-- RECORDED INFORMATION --
# # # # #

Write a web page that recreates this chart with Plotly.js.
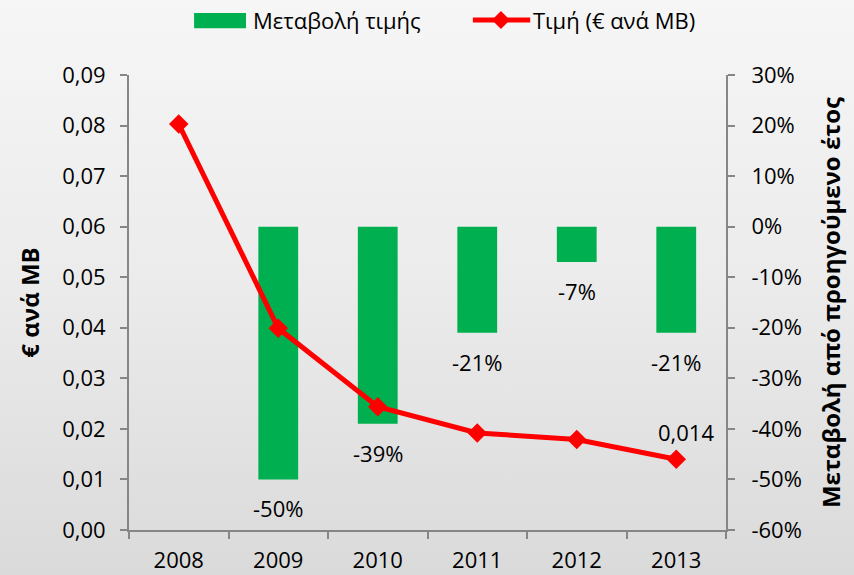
<!DOCTYPE html>
<html>
<head>
<meta charset="utf-8">
<script src="https://cdn.plot.ly/plotly-3.0.1.min.js"></script>
<style>
html,body{margin:0;padding:0;}
#chart{width:854px;height:575px;background:linear-gradient(to bottom,#f6f6f6 0%,#ebebeb 50%,#dadada 100%);}
</style>
</head>
<body>
<div id="chart"></div>
<script>
const years = ['2008','2009','2010','2011','2012','2013'];
const price = [0.0803, 0.0399, 0.0244, 0.0192, 0.0179, 0.0140];
const change = [null, -0.50, -0.39, -0.21, -0.07, -0.21];
const changeLabels = ['', '-50%', '-39%', '-21%', '-7%', '-21%'];
const priceLabel = '0,014';
const seriesNames = ['Μεταβολή τιμής', 'Τιμή (€ ανά MB)'];
const pctTickVals = [-0.6, -0.5, -0.4, -0.3, -0.2, -0.1, 0, 0.1, 0.2, 0.3];
const pctTickText = ['-60%', '-50%', '-40%', '-30%', '-20%', '-10%', '0%', '10%', '20%', '30%'];

const FONT = 'Open Sans, Noto Sans, sans-serif';
const FS = 22;
const AX = '#868686';

const bars = {
  type: 'bar', x: years, y: change, yaxis: 'y', name: seriesNames[0],
  marker: {color: '#00B050'}, width: 0.4, showlegend: false, hoverinfo: 'skip'
};
const line = {
  type: 'scatter', mode: 'lines+markers', x: years, y: price, yaxis: 'y2', name: seriesNames[1],
  line: {color: '#FF0000', width: 5}, marker: {symbol: 'diamond', size: 15, color: '#FF0000'},
  showlegend: false, cliponaxis: false, hoverinfo: 'skip'
};

const annotations = [];
years.forEach((yr, i) => {
  if (change[i] !== null) {
    annotations.push({x: i, y: change[i], xref: 'x', yref: 'y', text: changeLabels[i],
      showarrow: false, yanchor: 'middle', yshift: -29, font: {family: FONT, size: FS, color: '#000'}});
  }
});
annotations.push({x: 5, y: price[5], xref: 'x', yref: 'y2', text: priceLabel, showarrow: false,
  yanchor: 'middle', xshift: 10, yshift: 27, font: {family: FONT, size: FS, color: '#000'}});
// custom legend texts
annotations.push({x: 0.204, y: 1.121, xref: 'paper', yref: 'paper', xanchor: 'left', yanchor: 'middle',
  text: seriesNames[0], showarrow: false, font: {family: FONT, size: FS, color: '#000'}});
annotations.push({x: 0.673, y: 1.121, xref: 'paper', yref: 'paper', xanchor: 'left', yanchor: 'middle',
  text: seriesNames[1], showarrow: false, font: {family: FONT, size: FS, color: '#000'}});

const dx = 9/597, dy = 9/455, cx = 0.623, cy = 1.121;
const shapes = [
  {type: 'rect', xref: 'paper', yref: 'paper', x0: 0.109, x1: 0.196, y0: 1.103, y1: 1.136,
   fillcolor: '#00B050', line: {width: 0}},
  {type: 'line', xref: 'paper', yref: 'paper', x0: 0.576, x1: 0.672, y0: cy, y1: cy,
   line: {color: '#FF0000', width: 5}},
  {type: 'path', xref: 'paper', yref: 'paper',
   path: `M ${cx-dx} ${cy} L ${cx} ${cy+dy} L ${cx+dx} ${cy} L ${cx} ${cy-dy} Z`,
   fillcolor: '#FF0000', line: {width: 0}}
];

const layout = {
  width: 854, height: 575,
  margin: {l: 129, r: 128, t: 75, b: 45},
  paper_bgcolor: 'rgba(0,0,0,0)', plot_bgcolor: 'rgba(0,0,0,0)',
  separators: ',.',
  font: {family: FONT, size: FS, color: '#000'},
  showlegend: false,
  xaxis: {type: 'category', range: [-0.5, 5.5], autorange: false, showline: true, linecolor: AX,
    linewidth: 2, ticks: 'outside', tickson: 'boundaries', ticklen: 7, tickcolor: AX, tickwidth: 2,
    showgrid: false, zeroline: false, tickangle: 0, ticklabelstandoff: 10,
    tickfont: {family: FONT, size: FS, color: '#000'}, fixedrange: true},
  yaxis: {side: 'right', range: [-0.6, 0.3], autorange: false, tickmode: 'array',
    tickvals: pctTickVals, ticktext: pctTickText, showline: true,
    linecolor: AX, linewidth: 2, ticks: 'outside', ticklen: 7, tickcolor: AX, tickwidth: 2,
    ticklabelstandoff: 12,
    showgrid: false, zeroline: false, tickfont: {family: FONT, size: FS, color: '#000'},
    title: {text: '<b>Μεταβολή από προηγούμενο έτος</b>', standoff: 22,
      font: {family: FONT, size: 24, color: '#000'}}},
  yaxis2: {side: 'left', overlaying: 'y', range: [0, 0.09], autorange: false, dtick: 0.01, tickformat: '.2f',
    showline: true, linecolor: AX, linewidth: 2, ticks: 'outside', ticklen: 7, tickcolor: AX,
    tickwidth: 2, ticklabelstandoff: 10, showgrid: false, zeroline: false,
    tickfont: {family: FONT, size: FS, color: '#000'},
    title: {text: '<b>€ ανά MB</b>', standoff: 16, font: {family: FONT, size: 24, color: '#000'}}},
  annotations: annotations,
  shapes: shapes
};

Plotly.newPlot('chart', [bars, line], layout, {displayModeBar: false, staticPlot: true});
</script>
</body>
</html>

# # # # #

Up to and including the line containing "const AX = '#868686';", repeat every line from the start of the data, but none of the pictures.

-- THE COMPLETED TASK --
Write a web page that recreates this chart with Plotly.js.
<!DOCTYPE html>
<html>
<head>
<meta charset="utf-8">
<script src="https://cdn.plot.ly/plotly-3.0.1.min.js"></script>
<style>
html,body{margin:0;padding:0;}
#chart{width:854px;height:575px;background:linear-gradient(to bottom,#f6f6f6 0%,#ebebeb 50%,#dadada 100%);}
</style>
</head>
<body>
<div id="chart"></div>
<script>
const years = ['2008','2009','2010','2011','2012','2013'];
const price = [0.0803, 0.0399, 0.0244, 0.0192, 0.0179, 0.0140];
const change = [null, -0.50, -0.39, -0.21, -0.07, -0.21];
const changeLabels = ['', '-50%', '-39%', '-21%', '-7%', '-21%'];
const priceLabel = '0,014';
const seriesNames = ['Μεταβολή τιμής', 'Τιμή (€ ανά MB)'];
const pctTickVals = [-0.6, -0.5, -0.4, -0.3, -0.2, -0.1, 0, 0.1, 0.2, 0.3];
const pctTickText = ['-60%', '-50%', '-40%', '-30%', '-20%', '-10%', '0%', '10%', '20%', '30%'];

const FONT = 'Open Sans, Noto Sans, sans-serif';
const FS = 22;
const AX = '#868686';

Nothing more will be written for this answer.